__Given records__.
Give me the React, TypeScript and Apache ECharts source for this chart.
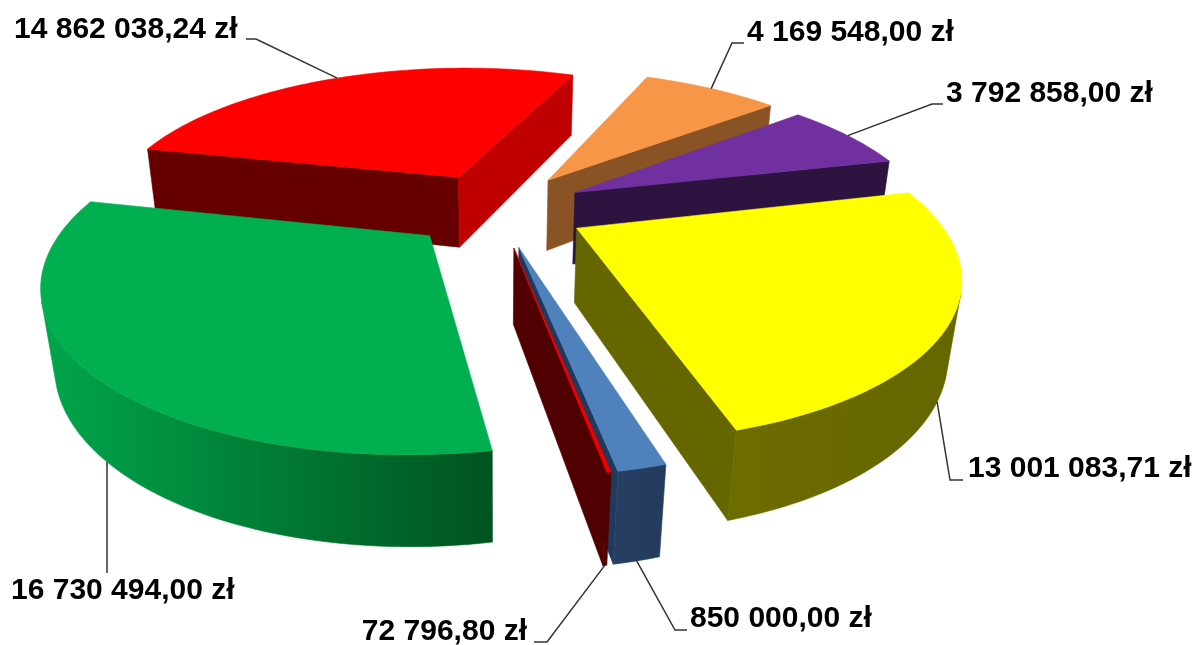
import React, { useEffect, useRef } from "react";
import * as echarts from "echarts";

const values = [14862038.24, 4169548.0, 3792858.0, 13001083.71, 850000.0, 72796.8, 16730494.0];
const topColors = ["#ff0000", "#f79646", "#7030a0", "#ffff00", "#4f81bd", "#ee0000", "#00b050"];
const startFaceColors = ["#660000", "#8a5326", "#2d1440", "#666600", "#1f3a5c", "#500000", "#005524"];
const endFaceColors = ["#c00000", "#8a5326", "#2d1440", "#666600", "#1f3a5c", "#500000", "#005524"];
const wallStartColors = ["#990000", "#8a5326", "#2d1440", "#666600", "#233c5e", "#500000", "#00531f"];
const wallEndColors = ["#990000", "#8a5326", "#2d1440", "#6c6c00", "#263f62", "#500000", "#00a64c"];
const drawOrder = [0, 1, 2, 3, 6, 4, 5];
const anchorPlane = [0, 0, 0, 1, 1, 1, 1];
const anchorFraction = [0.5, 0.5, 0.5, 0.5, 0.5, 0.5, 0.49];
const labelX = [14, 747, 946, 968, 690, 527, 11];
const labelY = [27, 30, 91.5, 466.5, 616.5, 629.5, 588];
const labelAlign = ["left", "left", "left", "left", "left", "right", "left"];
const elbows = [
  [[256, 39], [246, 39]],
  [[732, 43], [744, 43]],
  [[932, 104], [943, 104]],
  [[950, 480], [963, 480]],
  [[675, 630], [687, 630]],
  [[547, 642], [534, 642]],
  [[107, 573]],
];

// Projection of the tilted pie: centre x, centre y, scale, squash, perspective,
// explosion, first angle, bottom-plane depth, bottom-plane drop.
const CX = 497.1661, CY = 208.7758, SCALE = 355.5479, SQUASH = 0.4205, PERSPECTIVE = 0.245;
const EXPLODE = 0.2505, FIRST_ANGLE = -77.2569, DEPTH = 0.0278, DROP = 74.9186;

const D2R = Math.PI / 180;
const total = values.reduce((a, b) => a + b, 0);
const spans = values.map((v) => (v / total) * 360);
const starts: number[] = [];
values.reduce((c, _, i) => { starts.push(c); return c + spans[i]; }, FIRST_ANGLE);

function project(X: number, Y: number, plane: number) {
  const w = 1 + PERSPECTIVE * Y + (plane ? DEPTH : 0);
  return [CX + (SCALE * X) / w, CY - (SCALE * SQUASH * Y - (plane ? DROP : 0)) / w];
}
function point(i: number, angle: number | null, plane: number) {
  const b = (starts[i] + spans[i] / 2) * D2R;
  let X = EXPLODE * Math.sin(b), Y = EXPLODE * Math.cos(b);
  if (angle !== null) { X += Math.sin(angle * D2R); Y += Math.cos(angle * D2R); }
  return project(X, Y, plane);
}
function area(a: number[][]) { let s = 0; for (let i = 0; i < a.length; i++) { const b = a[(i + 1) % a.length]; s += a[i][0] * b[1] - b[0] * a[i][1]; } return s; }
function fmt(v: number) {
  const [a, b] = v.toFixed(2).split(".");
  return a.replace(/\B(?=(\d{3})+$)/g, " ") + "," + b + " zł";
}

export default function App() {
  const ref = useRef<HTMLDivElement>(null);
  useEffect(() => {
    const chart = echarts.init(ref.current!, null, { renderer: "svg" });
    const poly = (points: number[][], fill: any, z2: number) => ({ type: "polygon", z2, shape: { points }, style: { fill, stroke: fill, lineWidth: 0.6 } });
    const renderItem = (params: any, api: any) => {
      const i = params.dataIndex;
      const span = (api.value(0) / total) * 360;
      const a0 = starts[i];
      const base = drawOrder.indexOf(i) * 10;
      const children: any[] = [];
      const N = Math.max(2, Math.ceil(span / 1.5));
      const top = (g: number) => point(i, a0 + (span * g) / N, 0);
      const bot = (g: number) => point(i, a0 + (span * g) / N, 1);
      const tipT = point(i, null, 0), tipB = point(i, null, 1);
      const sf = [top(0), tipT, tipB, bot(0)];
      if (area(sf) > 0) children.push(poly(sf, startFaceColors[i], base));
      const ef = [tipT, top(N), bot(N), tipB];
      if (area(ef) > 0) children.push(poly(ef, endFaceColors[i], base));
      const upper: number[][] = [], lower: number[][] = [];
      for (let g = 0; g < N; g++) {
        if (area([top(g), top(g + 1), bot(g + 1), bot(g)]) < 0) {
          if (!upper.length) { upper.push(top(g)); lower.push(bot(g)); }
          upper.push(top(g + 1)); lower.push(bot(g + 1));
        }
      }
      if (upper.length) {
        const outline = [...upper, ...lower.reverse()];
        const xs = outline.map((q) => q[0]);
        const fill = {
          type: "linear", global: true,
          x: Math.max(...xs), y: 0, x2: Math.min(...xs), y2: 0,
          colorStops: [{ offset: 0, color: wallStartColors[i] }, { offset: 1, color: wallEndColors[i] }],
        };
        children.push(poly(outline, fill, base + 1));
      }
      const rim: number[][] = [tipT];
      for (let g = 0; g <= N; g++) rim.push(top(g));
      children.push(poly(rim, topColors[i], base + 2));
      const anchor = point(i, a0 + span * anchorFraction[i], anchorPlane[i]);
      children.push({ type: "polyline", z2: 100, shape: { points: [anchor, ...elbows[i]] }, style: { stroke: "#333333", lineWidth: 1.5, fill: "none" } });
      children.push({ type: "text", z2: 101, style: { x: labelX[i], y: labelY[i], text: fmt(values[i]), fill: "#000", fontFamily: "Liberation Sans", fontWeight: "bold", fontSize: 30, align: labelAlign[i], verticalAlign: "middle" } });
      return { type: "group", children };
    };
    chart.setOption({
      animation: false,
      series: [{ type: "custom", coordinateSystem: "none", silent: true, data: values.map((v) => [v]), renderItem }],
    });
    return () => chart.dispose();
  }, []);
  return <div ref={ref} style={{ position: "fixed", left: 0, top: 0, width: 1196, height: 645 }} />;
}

...

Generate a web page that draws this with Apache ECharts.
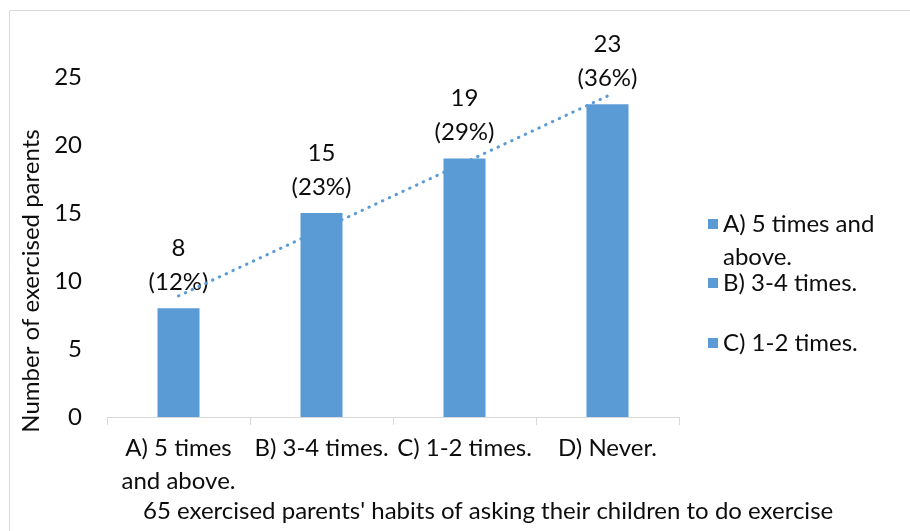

__Work to complete__.
Repeat the lines between those holding "Give me the" and "import * as", inclusive. Pictures stay out.

__Output of the task__.
Give me the React, TypeScript and Apache ECharts source for this chart.
import React, { useEffect, useRef } from "react";
import * as echarts from "echarts";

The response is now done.